El resurgir de la guerra es el retorno de la barbarie

La crisis ucraniana, devenida de la embestida homicida de Vladimir Putin, es una buena demostración de que el pasado siempre vuelve y la paz es sólo el interregno entre dos guerras.

El resurgir de la guerra es el retorno de la barbarie
Militares ucranianos patrullan una aldea recientemente recuperada al norte de Kharkiv, en el este del país. (Foto AP / Mstyslav Chernov)

Estos días que vivimos parecen corroborar el viejo aserto de que la guerra es la continuidad de la política por otros medios. La crisis ucraniana, devenida de la embestida homicida de Vladimir Putin, es una buena demostración de que el pasado siempre vuelve y la paz es sólo el interregno entre dos guerras (otro viejo aserto). Y a la vez naturaliza la sensación de que esa paz es imposible y de que en tiempos excepcionales la gente debe acostumbrarse a salir a comprar el pan bajo el fuego de los francotiradores (como en Sarajevo) y hacerse a la idea de que a veces las cosas salen mal.

Sin embargo, y sin que muchos quieran percatarse de ello, hoy el mundo está en peligro: el sueño imperial de un autócrata ha llevado al mundo a los bordes de la crisis de 1938, cuando la visión insular de otro autoconvencido de su grandeza inició la hoguera que consumiría a 56 millones de seres.

Antes, en 1914, el mundo había aplaudido el inicio de “la guerra que acabaría con todas las guerras” y costó 19 millones de vidas bajo la mirada patriótica de los obispos franceses, que bendecían las armas de su patria, y la de los obispos alemanes, que hacían lo mismo con las suyas.

Con todo, los conflictos suscitados tras la Segunda Gran Guerra fueron de la mediana intensidad a las confrontaciones encapsuladas, y aun la Guerra Fría se libró durante 40 años con un libreto que excluía la opción nuclear, amenaza hoy presente en un mundo globalizado donde hay demasiadas ojivas atómicas en las peores manos imaginables.
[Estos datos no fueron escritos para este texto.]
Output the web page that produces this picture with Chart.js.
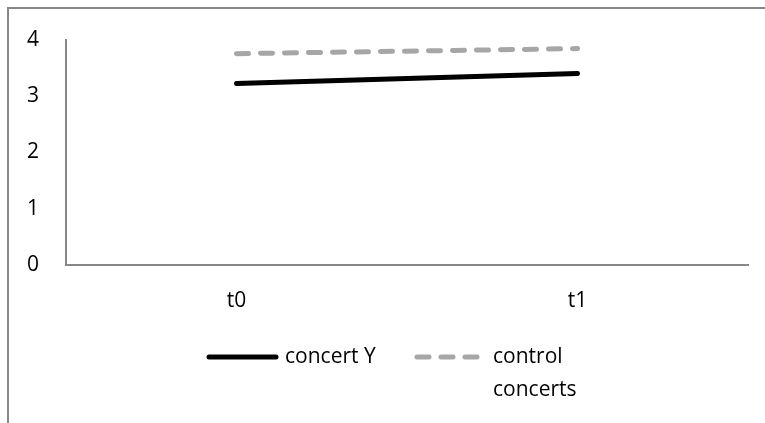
<!DOCTYPE html>
<html>
<head>
<meta charset="utf-8">
<script src="https://cdn.jsdelivr.net/npm/chart.js@4"></script>
<style>
    html, body { margin: 0; padding: 0; background: #fff; overflow: hidden; }
    #kader { position: absolute; left: 7px; top: 7px; width: 900px; height: 600px; border: 2px solid #878787; }
    #wrap { position: absolute; left: 0; top: 0; width: 765px; height: 423px; }
</style>
</head>
<body>
<div id="kader"></div>
<div id="wrap"><canvas id="grafiek" width="765" height="423"></canvas></div>
<script>
const momenten = ['t0', 't1'];
const concertY = [3.22, 3.40];
const controleConcerten = [3.75, 3.84];
const reeksNamen = [['concert Y'], ['control', 'concerts']];

const lettertype = '"Open Sans", sans-serif';

// legenda zelf tekenen, de tweede naam loopt over twee regels
const legendaPlugin = {
    id: 'legenda',
    afterDraw(chart) {
        const ctx = chart.ctx;
        const posities = [{ x: 207, tekst: 285 }, { x: 415, tekst: 493 }];
        ctx.save();
        chart.data.datasets.forEach((ds, i) => {
            const p = posities[i];
            const y = 357;
            ctx.beginPath();
            ctx.strokeStyle = ds.borderColor;
            ctx.lineWidth = ds.borderWidth;
            ctx.lineCap = 'round';
            ctx.setLineDash(ds.borderDash || []);
            ctx.moveTo(p.x + 2, y);
            ctx.lineTo(p.x + 69, y);
            ctx.stroke();
            ctx.setLineDash([]);
            ctx.fillStyle = '#000';
            ctx.font = '21px ' + lettertype;
            ctx.textBaseline = 'middle';
            reeksNamen[i].forEach((regel, r) => {
                ctx.fillText(regel, p.tekst, y + r * 33);
            });
        });
        ctx.restore();
    }
};

let config = {
    type: 'line',
    data: {
        labels: momenten,
        datasets: [{
            label: 'concert Y',
            data: concertY,
            borderColor: '#000000',
            borderWidth: 5,
            borderCapStyle: 'round',
            pointRadius: 0,
            fill: false
        }, {
            label: 'control concerts',
            data: controleConcerten,
            borderColor: '#a6a6a6',
            borderWidth: 5,
            borderDash: [12, 12],
            borderCapStyle: 'round',
            pointRadius: 0,
            fill: false
        }]
    },
    options: {
        responsive: false,
        animation: false,
        layout: {
            padding: { top: 39, right: 17, bottom: 108, left: 0 }
        },
        plugins: {
            legend: { display: false },
            tooltip: { enabled: false }
        },
        scales: {
            x: {
                offset: true,
                grid: { display: false, drawTicks: false },
                border: { display: true, color: '#878787', width: 2 },
                ticks: { color: '#000', font: { family: lettertype, size: 21 }, padding: 23 },
                afterFit: scale => { scale.height = 50; }
            },
            y: {
                min: 0,
                max: 4,
                grid: { display: false, drawTicks: false },
                border: { display: true, color: '#878787', width: 2 },
                ticks: { stepSize: 1, color: '#000', font: { family: lettertype, size: 21 }, padding: 27 },
                afterFit: scale => { scale.width = 66; }
            }
        }
    },
    plugins: [legendaPlugin]
};

let ctx = document.getElementById('grafiek').getContext('2d');
window.grafiek = new Chart(ctx, config);
</script>
</body>
</html>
Hoy, en suma, nadie está al margen.

La crisis ucraniana ha dejado a la vista demasiadas imprudencias, complicidades e irresponsabilidades: la tardía reacción de la Otan, que no pudo o no supo achicar el riesgo; la labilidad germana, fuertemente ligada al petróleo y al gas de Moscú; la debilidad norteamericana tras la grosera administración Trump; la fluctuante y poco creíble diplomacia vaticana, y sobre todo, la manifiesta carencia de liderazgo, una carencia de orden mundial. El Parnaso está vacío.

Paradójicamente, Moscú sigue facturando mil millones de euros diarios a una Europa que no tiene gas ni petróleo, de la misma manera que en las guerras anteriores Alemania obtenía a través de Suiza el hierro y el níquel de los países aliados para forjar los proyectiles que matarían a los soldados aliados.

Las guerras, se sabe, las declaran quienes se conocen bien y las pelean quienes nunca se han visto.

El peor de los saldos –provisorio–, si se pudiera hacer caso omiso del alza en el precio de las materias primas y la virtual parálisis de la producción mundial, es la naturalización de la violencia desmesurada para afrontar los conflictos, de que no existe otra salida que la de las armas ante la estolidez de los organismos multilaterales que hace ya demasiado tiempo parecen haber perdido el norte.

Acostumbrarnos a esa idea es lo peor que puede pasarnos.

En una era que algunos han dado en llamar la sociedad del conocimiento, o de la tecnología y de la información, donde los bloques ideológicos en pugna del siglo XX volaron por los aires, se suponía que los conflictos entre países o regiones se solucionarían con las herramientas del comercio y de la paz, pero la guerra siempre encuentra su desvío por donde regresar. Es preciso clausurar para siempre ese retorno a la barbarie.